Well Barb ......did I mention I belong to the Bamboo Society?....LOL ....No kiddin'
Another one of my many odd collections with about 12 or so (used to have about 20) types of bamboo.....I mean what other knuckle-head would have a bamboo print in their home office?...


----------



## Jacqui (Nov 14, 2015)

So that's what they look like. Neat.


----------



## sendie (Nov 14, 2015)

I LOVE pitaya!! I had some in Belize when my husband worked there. They're sweet and tasty


----------



## mike taylor (Nov 14, 2015)

I bought a dragon cactus and fire ants ate it . I've never seen ants on any other cactus I've had .


----------



## N2TORTS (Nov 14, 2015)

mike taylor said:


> I bought a dragon cactus and fire ants ate it . I've never seen ants on any other cactus I've had .



Mike….very interesting. Most of the time if ants are present, they are feasting on a flowering/fruiting type of cacti, but more than likely they are there feasting on mealy bugs or the sweet secretions from aphids called “honeydew” which can attract entire colonies of ants to your garden….and if potted even the better as ants use this pot as a colony/incubator grounds.


----------



## mike taylor (Nov 15, 2015)

So you don't think the ants killed it ?


----------



## Pearly (Nov 15, 2015)

Great to know that I'm not the only "plant freak" Your dragon fruit looks awesome. I just recently got one pewny segment from adult plant and I'm not sure if it makes it but I have access to fresh tropical fruit luke Dragon Fruit year round at our very wonderful Central Market in Austin which is a very nice, gourmet type of HEB (grocery supermarket). I have seen pictures of your garden that you've posted here and love what you do. I too have "specimen garden" and things just sorta "happen". I always look for interesting plants that will do ok in my climate zone. Now I'll be in a quest for tortoise friendly plants for the babies' outdoor enclosure.


----------



## Yvonne G (Nov 15, 2015)

mike taylor said:


> So you don't think the ants killed it ?

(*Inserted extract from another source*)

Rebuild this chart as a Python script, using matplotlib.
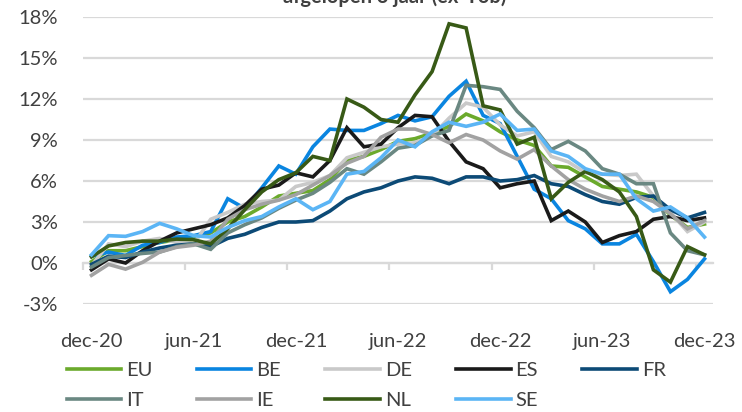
import matplotlib
matplotlib.use('Agg')
import matplotlib.pyplot as plt
import numpy as np

plt.rcParams['font.family'] = ['Lato', 'DejaVu Sans']

# monthly food inflation (% y/y), dec-20 .. dec-23
months = ['dec-20', 'jan-21', 'feb-21', 'mar-21', 'apr-21', 'mei-21', 'jun-21', 'jul-21',
          'aug-21', 'sep-21', 'okt-21', 'nov-21', 'dec-21', 'jan-22', 'feb-22', 'mrt-22',
          'apr-22', 'mei-22', 'jun-22', 'jul-22', 'aug-22', 'sep-22', 'okt-22', 'nov-22',
          'dec-22', 'jan-23', 'feb-23', 'mrt-23', 'apr-23', 'mei-23', 'jun-23', 'jul-23',
          'aug-23', 'sep-23', 'okt-23', 'nov-23', 'dec-23']
tick_labels = ['dec-20', 'jun-21', 'dec-21', 'jun-22', 'dec-22', 'jun-23', 'dec-23']

eu = [0.1, 0.9, 0.9, 1.2, 1.5, 1.7, 1.9, 2.2, 3.0, 3.4, 4.1, 4.9, 5.1, 5.3, 6.1, 7.5, 7.8, 8.3, 8.9,
      9.1, 9.5, 10.0, 10.9, 10.4, 9.6, 9.0, 8.6, 7.1, 7.0, 6.3, 5.6, 5.4, 5.2, 4.8, 3.5, 2.6, 2.85]
be = [0.5, 0.8, 0.55, 1.3, 1.5, 1.9, 2.0, 2.3, 4.7, 4.0, 5.5, 7.1, 6.5, 8.5, 9.8, 9.7, 9.7, 10.2, 10.8,
      10.4, 10.7, 12.2, 13.3, 10.8, 10.2, 7.8, 5.4, 4.7, 3.1, 2.5, 1.4, 1.4, 2.1, 0.1, -2.1, -1.2, 0.3]
de = [-0.2, 1.4, 1.2, 1.6, 1.8, 1.5, 1.4, 3.2, 3.7, 4.3, 4.5, 4.6, 5.6, 5.9, 6.4, 7.7, 8.1, 8.5, 8.7,
      8.8, 9.3, 10.6, 11.7, 11.4, 10.1, 9.3, 9.6, 7.8, 7.4, 6.6, 6.5, 6.4, 6.5, 4.9, 3.7, 2.3, 3.0]
es = [-0.5, 0.3, 0.0, 0.9, 1.6, 2.2, 2.5, 2.8, 3.3, 4.2, 5.4, 5.7, 6.6, 6.3, 7.5, 9.9, 8.5, 8.7, 9.9,
      10.8, 10.7, 8.9, 7.4, 6.9, 5.5, 5.8, 6.0, 3.1, 3.8, 3.0, 1.5, 2.0, 2.3, 3.2, 3.4, 3.1, 3.3]
fr = [-0.1, 0.5, 0.4, 0.8, 1.1, 1.3, 1.4, 1.2, 1.8, 2.1, 2.6, 3.0, 3.0, 3.1, 3.8, 4.7, 5.2, 5.5, 6.0,
      6.3, 6.2, 5.8, 6.3, 6.3, 6.0, 6.1, 6.4, 5.8, 5.6, 5.0, 4.5, 4.3, 4.8, 4.9, 3.9, 3.3, 3.7]
it = [-0.3, 0.4, 0.55, 0.7, 0.8, 1.2, 1.4, 1.0, 2.2, 2.8, 3.3, 4.0, 4.6, 5.1, 5.9, 6.9, 6.5, 7.4, 8.4,
      8.6, 9.3, 9.7, 13.0, 12.9, 12.7, 11.1, 9.9, 8.3, 8.9, 8.2, 6.9, 6.5, 5.8, 5.8, 2.2, 0.9, 0.6]
ie = [-0.9, -0.1, -0.45, 0.05, 0.8, 1.15, 1.3, 1.6, 3.2, 3.9, 4.3, 4.6, 5.0, 5.7, 6.4, 7.3, 7.8, 9.2,
      9.8, 9.8, 9.4, 8.8, 9.4, 9.0, 8.2, 7.6, 8.3, 7.1, 6.1, 5.4, 4.9, 4.5, 4.9, 4.5, 3.6, 2.5, 3.1]
nl = [0.45, 1.25, 1.5, 1.6, 1.6, 1.75, 1.7, 1.4, 2.5, 3.9, 5.2, 6.1, 6.6, 7.8, 7.5, 12.0, 11.4, 10.5,
      10.3, 12.3, 14.0, 17.5, 17.2, 11.5, 11.2, 8.7, 9.2, 4.7, 5.9, 6.7, 6.1, 5.2, 3.4, -0.5, -1.4, 1.2, 0.6]
se = [0.6, 2.0, 1.95, 2.3, 2.9, 2.5, 2.0, 1.9, 2.6, 3.1, 3.4, 4.1, 4.7, 3.9, 4.5, 6.5, 6.7, 7.7, 9.0,
      8.5, 9.6, 10.3, 10.0, 10.3, 10.9, 9.7, 9.8, 8.2, 7.8, 6.9, 6.5, 6.5, 4.7, 3.8, 4.1, 3.3, 1.9]

series = [('EU', eu, '#6BAA2C'), ('BE', be, '#0A85E0'), ('DE', de, '#C9C9C9'),
          ('ES', es, '#1A1A1A'), ('FR', fr, '#0C4A76'), ('IT', it, '#6A8882'),
          ('IE', ie, '#A2A2A2'), ('NL', nl, '#385A16'), ('SE', se, '#5BB5F5')]

txt = '#404040'
grid = '#D9D9D9'

fig = plt.figure(figsize=(7.42, 4.12), dpi=100)
ax = fig.add_axes([83/742, 1-304/412, 630/742, 287/412])

x = np.arange(len(months))
lines = {}
for name, vals, col in series:
    lines[name], = ax.plot(x, vals, color=col, lw=2.6, label=name, solid_joinstyle='miter')

ax.set_xlim(-0.5, len(months) - 0.5)
ax.set_ylim(-3, 18)
ax.set_yticks(np.arange(-3, 19, 3))
ax.set_yticklabels(['%d%%' % v for v in np.arange(-3, 19, 3)])
ax.set_xticks(x[::6])
ax.set_xticklabels(tick_labels)
ax.tick_params(axis='both', length=0, labelsize=14.5, labelcolor=txt)
ax.tick_params(axis='y', pad=18)
ax.tick_params(axis='x', pad=21)
ax.grid(axis='y', color=grid, lw=1.6)
ax.set_axisbelow(True)
for s in ax.spines.values():
    s.set_visible(False)

# category axis crossing at 0 with tick marks between categories
sec = ax.secondary_xaxis(0, transform=ax.transData)
sec.set_xticks(np.arange(-0.5, len(months), 6))
sec.tick_params(axis='x', length=5, width=1.6, color=grid, labelbottom=False)
sec.spines['bottom'].set_color(grid)
sec.spines['bottom'].set_linewidth(1.6)

# title is partly outside the canvas, as in the source image
fig.text(395/742, 1-3/412, 'afgelopen 3 jaar (ex-Tob)', ha='center', va='baseline',
         fontsize=14.5, fontweight='bold', color=txt)

order = ['EU', 'IT', 'BE', 'IE', 'DE', 'NL', 'ES', 'SE', 'FR']
fig.legend([lines[n] for n in order], order, ncol=5, loc='upper left',
           bbox_to_anchor=(67/742, 1-362/412), frameon=False, fontsize=14.5,
           labelcolor=txt, handlelength=2.7, handletextpad=0.25, columnspacing=2.2,
           labelspacing=0.62, borderpad=0, borderaxespad=0)

fig.savefig('out.png', dpi=100)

I've lost plants occasionally from ants going into the hole in the bottom of the pot and nesting. I never thought they ate the roots, but I figured the activity in the root area killed the plants.


----------



## Pearly (Nov 15, 2015)

As for fire ants we have them here as well, the only time I lost a plant (potted or in ground) was when I didn't treat it with ant bait in time. Yes, the ant colony tends to destroy the root system. I haven't really looked into what the exactly do to the roots, knowing that I need to keep them away from my best plants is good enough for me. Now with getting the outdoor tortoise enclosure planted it will be little different. I never use pesticides or herbicides. My husband still insists on using "weed&feed" on our lawn but none of that will be in the tort garden. I'll have to figure out the safe effective way of keeping ants out of the tort house and it's a great comfort to know that I can turn to TFO and get some answers wishing great Sunday afternoon to y'all


----------



## mike taylor (Nov 15, 2015)

That one cactus was 150 bucks . I would love to replace it but not if this happens again .


----------



## dmmj (Nov 15, 2015)

it does not resemble a dragon..false advertising!


----------



## Lancecham (Nov 15, 2015)

I have a few dragon fruit plants growing. They are really tasty. I have the one that is pink inside and the one that is white inside. They grow very well her in California. I probably got 60-70 fruit this year. Here is one of the white ones and my last harvest a couple weeks ago.


----------



## AnimalLady (Nov 19, 2015)

I think my mom gave me a fruit like this once to try, I cant remember if I liked it, but i remember it had a strange odor.. same fruit?


----------